I was a tank -- chasing my shots with beer and taking down beer bongs in record time. Weekends started before dinner on Wednesday night and ended whenever my hangover decided to finally retreat on Sunday. Drinking before football games started at 8 a.m. with a genius concoction we so cleverly deemed "Beerios" -- a tasteful breakfast made up of a can of Beer-30 (the cheapest of cheap beers) and good old Cheerios. I can't pick out a night from first semester that really stands out, because to me, it was all the same. We pre-gamed, pre-gamed some more, went to a party or two, and somehow found our ways home. I woke up every morning knowing that I probably had fun the night before, because I was doing what college kids do and what college kids love, but I felt empty.

I played hard, and to me, that was okay because hey, it's college, right? Work hard during the week -- go to class, spend every night at the library, make flashcards, rewrite notes -- and play hard every weekend. That's balance at its finest.

That's what I thought balance was, anyway. And that's what everyone around me thought it was. It took me getting so drunk that I threw up to realize that my perception of balance was maybe a little crooked.

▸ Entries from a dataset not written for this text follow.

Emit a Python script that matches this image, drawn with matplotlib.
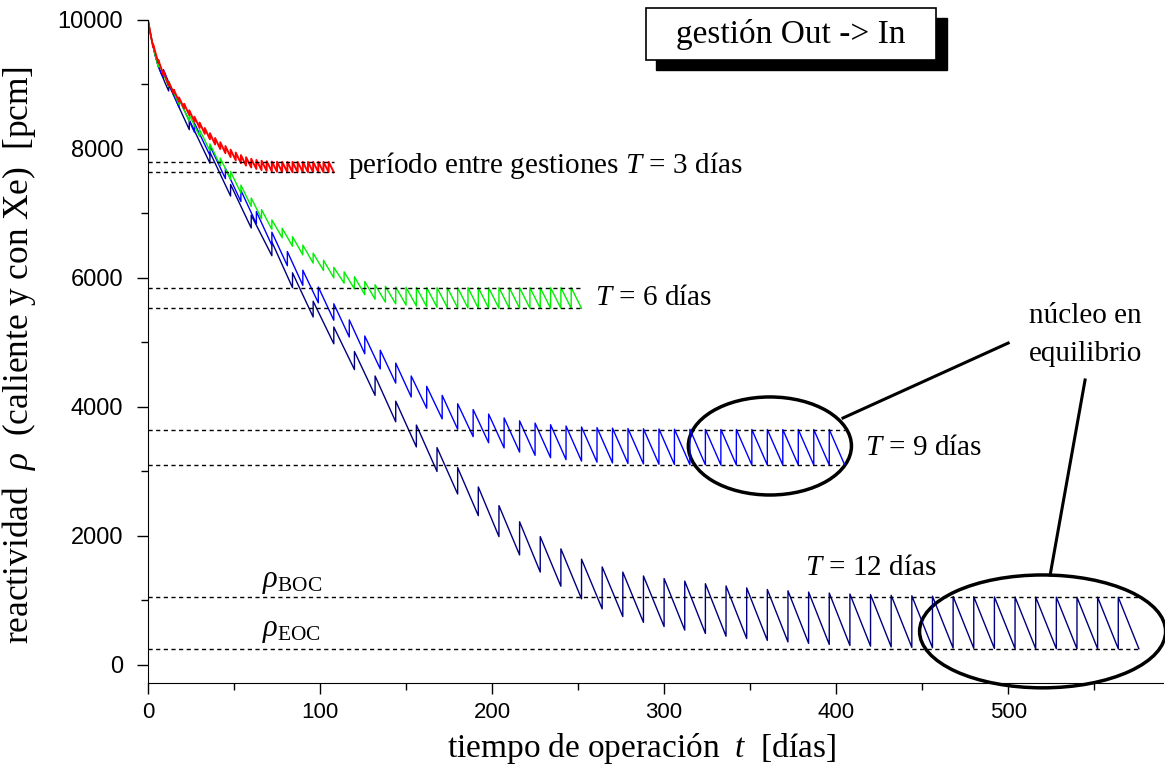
import matplotlib
matplotlib.use("Agg")
import matplotlib.pyplot as plt
from matplotlib.patches import Ellipse, Rectangle

plt.rcParams['font.family'] = ['Liberation Serif', 'DejaVu Serif']
plt.rcParams['mathtext.fontset'] = 'custom'
plt.rcParams['mathtext.rm'] = 'Liberation Serif'
plt.rcParams['mathtext.it'] = 'Liberation Serif:italic'

# shared start-up transient (xenon build-up), days and pcm
startup_days = [0, 1, 2, 4, 6, 8, 10]
startup_rho = [10000, 9850, 9710, 9470, 9280, 9150, 9020]

# T = 3 days
t3_period = 3
t3_peaks = [10000, 9620, 9380, 9200, 9040, 8920, 8800, 8700, 8600, 8500,
            8410, 8325, 8245, 8170, 8105, 8045, 7990, 7945, 7905, 7872,
            7848, 7830, 7818, 7810, 7805, 7802] + [7800] * 10
t3_troughs = [9580, 9335, 9150, 8985, 8860, 8735, 8630, 8525, 8420, 8325,
              8235, 8150, 8070, 8000, 7935, 7875, 7825, 7780, 7742, 7713,
              7690, 7673, 7660, 7652, 7646, 7642] + [7640] * 10
t3_levels = [7800, 7640]

# T = 6 days
t6_period = 6
t6_peaks = [10000, 9350, 9050, 8780, 8530, 8300, 8080, 7860, 7650, 7440,
            7240, 7060, 6900, 6770, 6640, 6510, 6385, 6275, 6165, 6095,
            6020, 5945, 5895, 5870, 5860, 5855, 5852, 5851] + [5850] * 14
t6_troughs = [9270, 8965, 8690, 8430, 8195, 7970, 7745, 7530, 7315, 7110,
              6920, 6755, 6625, 6492, 6358, 6230, 6117, 6003, 5920, 5830,
              5740, 5670, 5625, 5598, 5579, 5564, 5554, 5546, 5540, 5536,
              5533, 5530] + [5530] * 10
t6_levels = [5850, 5530]

# T = 9 days
t9_period = 9
t9_peaks = [10000, 9230, 8780, 8400, 8050, 7700, 7360, 7030, 6710, 6410,
            6120, 5860, 5600, 5350, 5100, 4880, 4680, 4480, 4320, 4180,
            4050, 3960, 3890, 3830, 3785, 3750, 3725, 3705, 3690, 3680,
            3672, 3666, 3662, 3659, 3656, 3654, 3652, 3651] + [3650] * 7
t9_troughs = [9110, 8650, 8260, 7900, 7540, 7185, 6840, 6505, 6190, 5885,
              5615, 5345, 5085, 4825, 4590, 4370, 4155, 3980, 3815, 3655,
              3540, 3445, 3365, 3300, 3250, 3213, 3183, 3160, 3144, 3132,
              3123, 3117, 3112, 3108, 3105, 3102, 3101] + [3100] * 8
t9_levels = [3650, 3100]

# T = 12 days
t12_period = 12
t12_peaks = [10000, 9000, 8450, 7950, 7450, 6975, 6560, 6080, 5640, 5240,
             4860, 4480, 4090, 3720, 3370, 3060, 2760, 2470, 2220, 1990,
             1800, 1640, 1520, 1440, 1380, 1340, 1300, 1260, 1225, 1195,
             1170, 1150, 1130, 1115, 1100, 1090, 1080, 1072, 1066, 1062,
             1058, 1055, 1053, 1052, 1051, 1050, 1050, 1050]
t12_troughs = [8900, 8300, 7780, 7270, 6775, 6345, 5850, 5395, 4980, 4580,
               4180, 3770, 3380, 3000, 2650, 2315, 1990, 1705, 1440, 1220,
               1025, 870, 750, 660, 595, 540, 488, 445, 409, 380,
               357, 335, 318, 302, 291, 280, 272, 266, 262, 258,
               255, 253, 252, 251, 250, 250, 250, 250]
t12_levels = [1050, 250]


def sawtooth(period, peaks, troughs):
    t, r = [], []
    for k in range(len(peaks)):
        if k == 0:
            for d, v in zip(startup_days, startup_rho):
                if d < period:
                    t.append(d)
                    r.append(v)
        else:
            t.append(k * period)
            r.append(peaks[k])
        t.append((k + 1) * period)
        r.append(troughs[k])
    return t, r


series = [
    (t3_period, t3_peaks, t3_troughs, t3_levels, '#ff0000', 1.4),
    (t6_period, t6_peaks, t6_troughs, t6_levels, '#00ee00', 1.0),
    (t9_period, t9_peaks, t9_troughs, t9_levels, '#0000ff', 1.0),
    (t12_period, t12_peaks, t12_troughs, t12_levels, '#000080', 1.0),
]

fig = plt.figure(figsize=(11.65, 7.69), dpi=100)
ax = fig.add_axes([148 / 1165, 1 - 683 / 769, 1015 / 1165, 663 / 769])

for period, peaks, troughs, levels, color, lw in reversed(series):
    t, r = sawtooth(period, peaks, troughs)
    ax.plot(t, r, color=color, lw=lw)

for period, peaks, troughs, levels, color, lw in series:
    end = period * len(peaks)
    for lev in levels:
        ax.plot([0, end], [lev, lev], color='black', lw=1.0,
                linestyle=(0, (3, 2.5)))

ax.set_xlim(0, 590)
ax.set_ylim(-280, 10000)
ax.set_xticks(range(0, 501, 100))
ax.set_xticks(range(50, 590, 100), minor=True)
ax.set_yticks(range(0, 10001, 2000))
ax.set_yticks(range(1000, 10000, 2000), minor=True)
for s in ['top', 'right']:
    ax.spines[s].set_visible(False)
ax.tick_params(which='major', direction='out', length=8, width=1)
ax.tick_params(which='minor', direction='out', length=5, width=1)
ax.tick_params(axis='y', pad=10)
ax.tick_params(axis='x', pad=6)
for lab in ax.get_yticklabels():
    lab.set_family(['Liberation Sans', 'DejaVu Sans'])
    lab.set_fontsize(17)
for lab in ax.get_xticklabels():
    lab.set_family(['Liberation Sans Narrow', 'Liberation Sans', 'DejaVu Sans'])
    lab.set_fontsize(16)

ax.set_xlabel(r'$\mathrm{tiempo\ de\ operación}\ \ t\ \ \mathrm{[días]}$', fontsize=24)
ax.set_ylabel(r'$\mathrm{reactividad}\ \ \rho\ \ \mathrm{(caliente\ y\ con\ Xe)}\ \ \mathrm{[pcm]}$',
              fontsize=25.5)
ax.xaxis.set_label_coords(0.486, -0.072)
ax.yaxis.set_label_coords(-0.108, 0.495)

fs = 21
ax.text(116, 7750, 'período entre gestiones $T$ = 3 días', fontsize=fs, va='center')
ax.text(260, 5690, '$T$ = 6 días', fontsize=fs, va='center')
ax.text(417, 3360, '$T$ = 9 días', fontsize=fs, va='center')
ax.text(382, 1500, '$T$ = 12 días', fontsize=fs, va='center')
ax.text(545, 5115, 'núcleo en\nequilibrio', fontsize=fs, ha='center', va='center',
        linespacing=1.6)
ax.text(66, 1209, r'$\rho_{\rm BOC}$', fontsize=22, va='baseline')
ax.text(66, 450, r'$\rho_{\rm EOC}$', fontsize=22, va='baseline')

ax.add_patch(Ellipse((361.5, 3395), 94.8, 1520, fill=False, lw=2.5,
                     color='black', clip_on=False))
ax.add_patch(Ellipse((520, 520), 143, 1750, fill=False, lw=2.5,
                     color='black', clip_on=False))
ax.plot([404, 500], [3829, 4991], color='black', lw=2.2, clip_on=False)
ax.plot([524.4, 544.7], [1395, 4418], color='black', lw=2.2, clip_on=False)

fig.patches.append(Rectangle((656 / 1165, 1 - 70 / 769), 291 / 1165, 52 / 769,
                             transform=fig.transFigure, color='black'))
fig.patches.append(Rectangle((646 / 1165, 1 - 60 / 769), 290 / 1165, 52 / 769,
                             transform=fig.transFigure, facecolor='white',
                             edgecolor='black', lw=1.2))
fig.text(791 / 1165, 1 - 35 / 769, 'gestión Out -> In', fontsize=24,
         ha='center', va='center')

fig.savefig('out.png', dpi=100)
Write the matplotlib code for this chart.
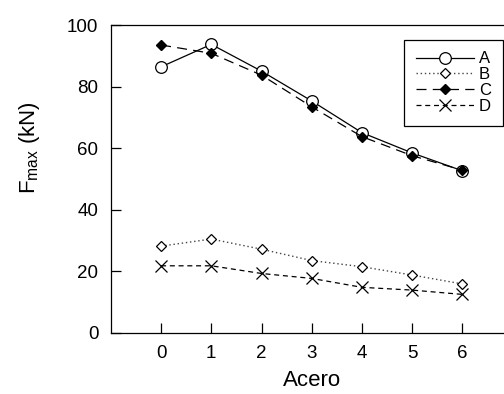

So I had to reevaluate. I had to ask myself some questions that I didn't want to answer. What were my priorities? Why did I drink so often and so much? What made me feel happy?

My first answer coincided quite well with the stereotype of the college kid. My priority was clearly having fun -- living up my college years. And here, fun means drinking and doing so excessively. The campus mentality was that if you didn't go out on Wednesday, Friday, and Saturday night, you simply weren't having fun. So why did I drink so often and so much? I can guarantee it wasn't because I wanted to, but because I was expected to. I worked hard during the week, so of course I should drink my share on weekends.

It is the last question that doesn't quite fit that stereotype that I so loved filling. What makes me feel happy? It isn't drinking, and it never was. I liked the perception of having friends -- of having all these people chanting "chug chug chug!" and praising me for my ridiculous tolerance. But it wasn't real; the foundations of these friendships were made of sand. What makes me happy is fulfilling relationships -- ones that don't require alcohol. I go to bed feeling fulfilled when I sit down and have good conversation with a couple friends for a few hours, not when I spend my night drinking myself to oblivion and having "fun."

So with that question answered, I had to look back at the first one. If my top priority doesn't lead to my happiness, then the scale is tipped. So the question became what should my top priority be? Well, to tip the scale back to center, my priority should be being happy. And that meant doing the things that made me happy, not those that left me feeling nothing.

So I stopped drinking so excessively, and I encouraged those around me to do the same. I got to actually know some of the people who had been so insistent that I take one more shot, and learned that they aren't people I care to associate myself with. They hold the "work hard, play harder" mentality.

I've found other ways to "play" -- I suppose it's all in the definition. Movie nights with the girls, playing catch outside, going on day trips into town to go see a movie, or just hanging out in the dorms have proven much more memorable than getting plastered every night.

I look back at the few memories I do have of those plastered nights and I am embarrassed -- not only because I fit that stereotype so well, but also because I loved it. I loved that I was just like everyone else, and I loved that I was doing exactly what a college kid is "supposed to do." But now, it is so blatantly obvious to me that that is all a waste. If you aren't doing the things that make you truly happy, you aren't balancing your life well. I learned that the hard way, but I wouldn't trade that lesson in for anything. Sure, the "work hard play hard" mentality is just about the only one on campus, but I've learned that "play hard" means doing the things that make you happy; you just have to figure out that means for you.